Occurs throughout, as Carrey and Winslet were encouraged to talk about their relationships and heartbreaks to each other and generate a real friendship to help their character chemistry.
When Stan scares Mary, Mark Ruffalo was instructed to hide in a different place each take to actually scare her.
Clementine punches Joel in the train scene. Kate Winslet actually hit Jim Carey, and his reaction is real.
The parade sequence is this in spades, as it was entirely coincidental that they caught it, so they decided to totally ad-lib things and film it. Not only are their reactions to the parade genuine, but Joel's response when Clem disappears is even Carrey's real reaction; he wasn't told Winslet was going to disappear, so Carrey's surprised, sad response really is him trying to find where she went.
Improv: Despite the fact that Charlie Kaufman's script and Michel Gondry's visual concepts were closely followed, the actors were allowed many chances to improvise. Elijah Wood and Mark Ruffalo improvised extensively, and much of the dialogue between Jim Carrey and Kate Winslet resulted from videotaped rehearsal sessions, during which the two actors became close by sharing tales of their real-life relationships and heartbreaks.
Misaimed Marketing: The Italian release had a misleading title - translating as "If you leave me, I deleted you" - and many Italians went into the movie expecting a comedy. The Spanish one, has "¡Olvídate de mí!" (Forget about me!), resulting in more people thinking it was a comedy.
From the supporting roles, Elijah Wood plays a shallow douchebag.
Practical Effects: Virtually all of the most bizarre and fascinating scenes in this movie were created with old fashioned camera, editing, lighting and prop/set tricks. The use of digital effects was very limited.
The striking kitchen scene with Joel as a child was created with an elaborate Forced Perspective set-up similar to some used by Peter Jackson in the Lord of the Rings trilogy.
The rising water in the beach house was created by building a house by the beach and waiting for the tide to come in.
Many of the "erased" book spines in the book store scene are just books turned around so that they are spine-in instead of spine-out.
Real Life Writes the Plot: While filming in downtown Manhattan, they heard that there was a circus parade going on outside. Gondry grabbed a portable camera, and got some footage of Carrey and Winslet messing around in the crowd completely anonymous due to it being night time and since the actors were wearing winter gear.

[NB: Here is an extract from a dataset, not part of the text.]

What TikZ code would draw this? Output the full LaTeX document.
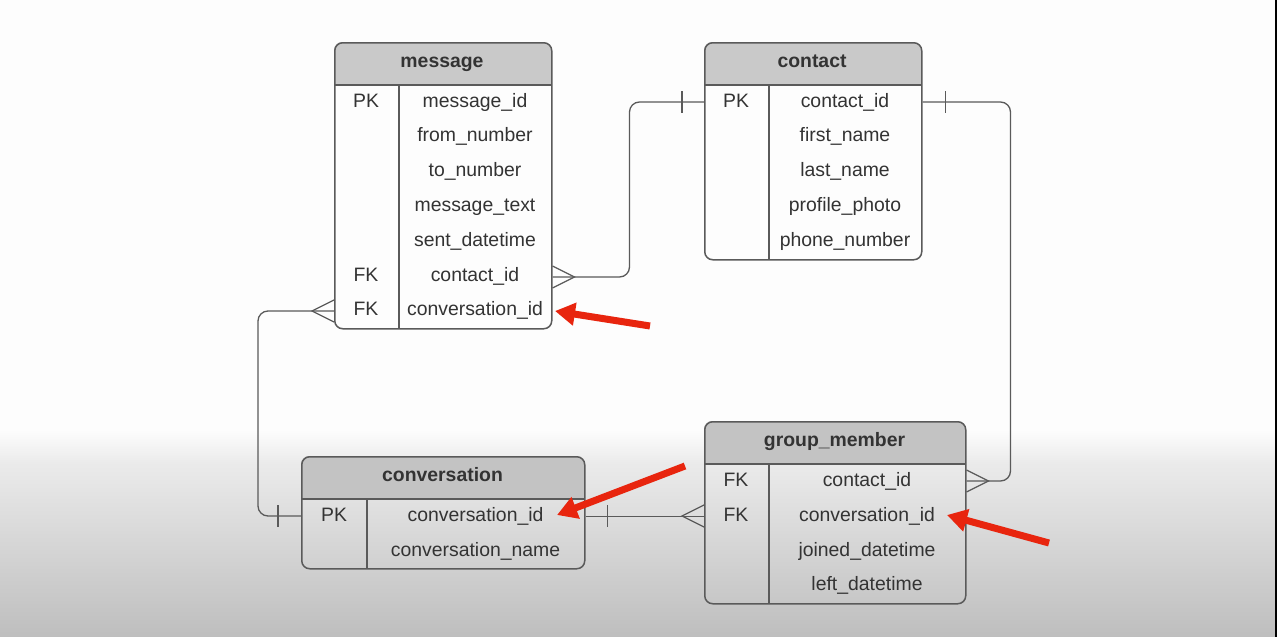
\documentclass[tikz,border=0pt]{standalone}
\usepackage{fontspec}
\setmainfont{Liberation Sans}
\usetikzlibrary{arrows.meta}
\definecolor{lc}{HTML}{5A5A5A}
\definecolor{tc}{HTML}{333333}
\definecolor{rc}{HTML}{E8250E}
\definecolor{bgA}{HTML}{FDFDFD}
\definecolor{bgM}{HTML}{EBEBEB}
\definecolor{bgB}{HTML}{BEBEBE}
\definecolor{hA}{HTML}{C9C9C9}
\definecolor{hB}{HTML}{C3C3C3}
\begin{document}
\begin{tikzpicture}[x=1pt,y=-1pt,
  tbl/.style={draw=lc,line width=1.5pt,rounded corners=8pt,inner sep=0pt,anchor=north west},
  hdrA/.style={fill=hA},
  hdrB/.style={fill=hB},
  sep/.style={draw=lc,line width=1.5pt},
  conn/.style={draw=lc,line width=1.3pt},
  hd/.style={font=\fontsize{19.4}{23}\selectfont\bfseries,text=tc,anchor=base,inner sep=0pt},
  fld/.style={font=\fontsize{19.4}{23}\selectfont,text=tc,anchor=base,inner sep=0pt},
  redarrow/.style={draw=rc,line width=7pt,-{Triangle[length=20pt,width=22pt]}}]
\useasboundingbox (0,0) rectangle (1277,637);
% background
\fill[bgA] (0,0) rectangle (1277,430);
\shade[top color=bgA,bottom color=bgM] (0,430) rectangle (1277,462);
\shade[top color=bgM,bottom color=bgB] (0,462) rectangle (1277,637);
\fill[black] (1275,0) rectangle (1277,637);

% ---------- message
\begin{scope}\clip (334,42) rectangle (551,85);
\fill[hdrA,rounded corners=8pt] (334,42) rectangle (551,328);\end{scope}
\node[tbl,minimum width=217pt,minimum height=286pt] (msg) at (334,42) {};
\draw[sep] (334,85) -- (551,85) (399,85) -- (399,328);
\node[hd] (msgh) at (442,67) {message};
\node[fld] (m1k) at (366,107) {PK};
\node[fld] (m1) at (475,107) {message\_id};
\node[fld] (m2) at (475,141.8) {from\_number};
\node[fld] (m3) at (475,176.6) {to\_number};
\node[fld] (m4) at (475,211.4) {message\_text};
\node[fld] (m5) at (475,246.2) {sent\_datetime};
\node[fld] (m6k) at (366,281) {FK};
\node[fld] (m6) at (475,281) {contact\_id};
\node[fld] (m7k) at (366,315.8) {FK};
\node[fld] (m7) at (475,315.8) {conversation\_id};

% ---------- contact
\begin{scope}\clip (704,42) rectangle (921,85);
\fill[hdrA,rounded corners=8pt] (704,42) rectangle (921,259);\end{scope}
\node[tbl,minimum width=217pt,minimum height=217pt] (con) at (704,42) {};
\draw[sep] (704,85) -- (921,85) (769,85) -- (769,259);
\node[hd] (conh) at (812,67) {contact};
\node[fld] (c1k) at (736,107) {PK};
\node[fld] (c1) at (845,107) {contact\_id};
\node[fld] (c2) at (845,141.8) {first\_name};
\node[fld] (c3) at (845,176.6) {last\_name};
\node[fld] (c4) at (845,211.4) {profile\_photo};
\node[fld] (c5) at (845,246.2) {phone\_number};

% ---------- conversation
\begin{scope}\clip (301,456) rectangle (584,499);
\fill[hdrB,rounded corners=8pt] (301,456) rectangle (584,568);\end{scope}
\node[tbl,minimum width=283pt,minimum height=112pt] (cv) at (301,456) {};
\draw[sep] (301,499) -- (584,499) (367,499) -- (367,568);
\node[hd] (cvh) at (442.5,481) {conversation};
\node[fld] (v1k) at (334,521) {PK};
\node[fld] (v1) at (475.5,521) {conversation\_id};
\node[fld] (v2) at (475.5,556) {conversation\_name};

% ---------- group_member
\begin{scope}\clip (704,421) rectangle (965,464);
\fill[hdrB,rounded corners=8pt] (704,421) rectangle (965,603);\end{scope}
\node[tbl,minimum width=261pt,minimum height=182pt] (gm) at (704,421) {};
\draw[sep] (704,464) -- (965,464) (769,464) -- (769,603);
\node[hd] (gmh) at (834.5,446) {group\_member};
\node[fld] (g1k) at (736,486) {FK};
\node[fld] (g1) at (867,486) {contact\_id};
\node[fld] (g2k) at (736,521) {FK};
\node[fld] (g2) at (867,521) {conversation\_id};
\node[fld] (g3) at (867,556) {joined\_datetime};
\node[fld] (g4) at (867,590.5) {left\_datetime};

% ---------- ports
\coordinate (mC) at (msg.east |- 0,277);
\coordinate (mV) at (msg.west |- 0,311);
\coordinate (cL) at (con.west |- 0,102);
\coordinate (cR) at (con.east |- 0,102);
\coordinate (vL) at (cv.west |- 0,516);
\coordinate (vR) at (cv.east |- 0,516);
\coordinate (gC) at (gm.east |- 0,481);
\coordinate (gV) at (gm.west |- 0,516);

% ---------- connectors
\begin{scope}[rounded corners=10pt]
\draw[conn] (mC) -- ++(77,0) |- (cL);
\draw[conn] (cR) -- ++(88,0) |- (gC);
\draw[conn] (mV) -- ++(-76,0) |- (vL);
\end{scope}
\draw[conn,line width=1pt] (vR) -- (gV);
% crow's feet
\draw[conn] (mC) ++(0,-11) -- ++(22,11) -- ++(-22,11);
\draw[conn] (gC) ++(0,-11) -- ++(22,11) -- ++(-22,11);
\draw[conn] (mV) ++(0,-11) -- ++(-22,11) -- ++(22,11);
\draw[conn] (gV) ++(0,-11) -- ++(-22,11) -- ++(22,11);
% bars
\draw[conn] (cL) ++(-22,-11) -- ++(0,22);
\draw[conn] (cR) ++(23,-11) -- ++(0,22);
\draw[conn] (vL) ++(-23,-11) -- ++(0,22);
\draw[conn] (vR) ++(22,-11) -- ++(0,22);

% ---------- red arrows
\coordinate (a1) at (650,326);
\coordinate (a2) at (685,466);
\coordinate (a3) at (1049,543);
\coordinate (t1) at (555,311);
\coordinate (t2) at (557,515);
\coordinate (t3) at (947,515);
\draw[redarrow] (a1) -- (t1);
\draw[redarrow] (a2) -- (t2);
\draw[redarrow] (a3) -- (t3);
\end{tikzpicture}
\end{document}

The result is one of the happier memories in the movie.
Stan and Mary dancing over the unconscious Joel in their underwear was improvised.
The voice whispering "Montauk" is a combination of Kate Winslet's voice and an editor working at Focus Features. The woman was asked to do a quick voice over before Kate Winslet arrived, and they left it in.
Unintentional Period Piece: With the rise of social media since the film was made, it would be much harder to completely erase every indication of a person's existence from your life. This has actually become a big piece of Fanfic Fuel.
Viral Marketing: A website for Lacuna Inc. was created to promote the film. It contained a link to watch Joel experience the procedure, which would link to the movie's official website.
An early draft of the script began with an old woman — later revealed to be Mary — trying to publish a manuscript called Eternal Sunshine of the Spotless Mind, implied to be a tell - all about Lacuna. At the end of the screenplay, we discover that Mary is still working for Howard (who’s very, very old), and that Clementine has had Joel erased from her memory at least 15 times over the decades.
Joel makes several references to his ex, Naomi, the one he was living with when he met Clementine. He even considers getting back together with her. We never see her in the finished movie, but the character was in a few scenes in the original version (including a post-breakup hook-up). And her voice is heard over the phone in a deleted scene.
There was to be a montage of people who wanted their memories erased - a soldier seeing his dead friend on the battlefield and a girl who had been raped at a young age.
The original screenplay included a short conversation between Joel and Clementine about the album Rain Dogs by Tom Waits during one of the opening scenes on the train. During this conversation, Joel says he remembers buying the album and liking it, but he can't remember anything about it. While the dialogue was stripped from the film, during the fast shots of Stan showing Joel the items he has brought in that remind him of Clementine a copy of the CD Rain Dogs can be seen for just a moment. Also the "blue ruin" reference comes from a lyric on the same album.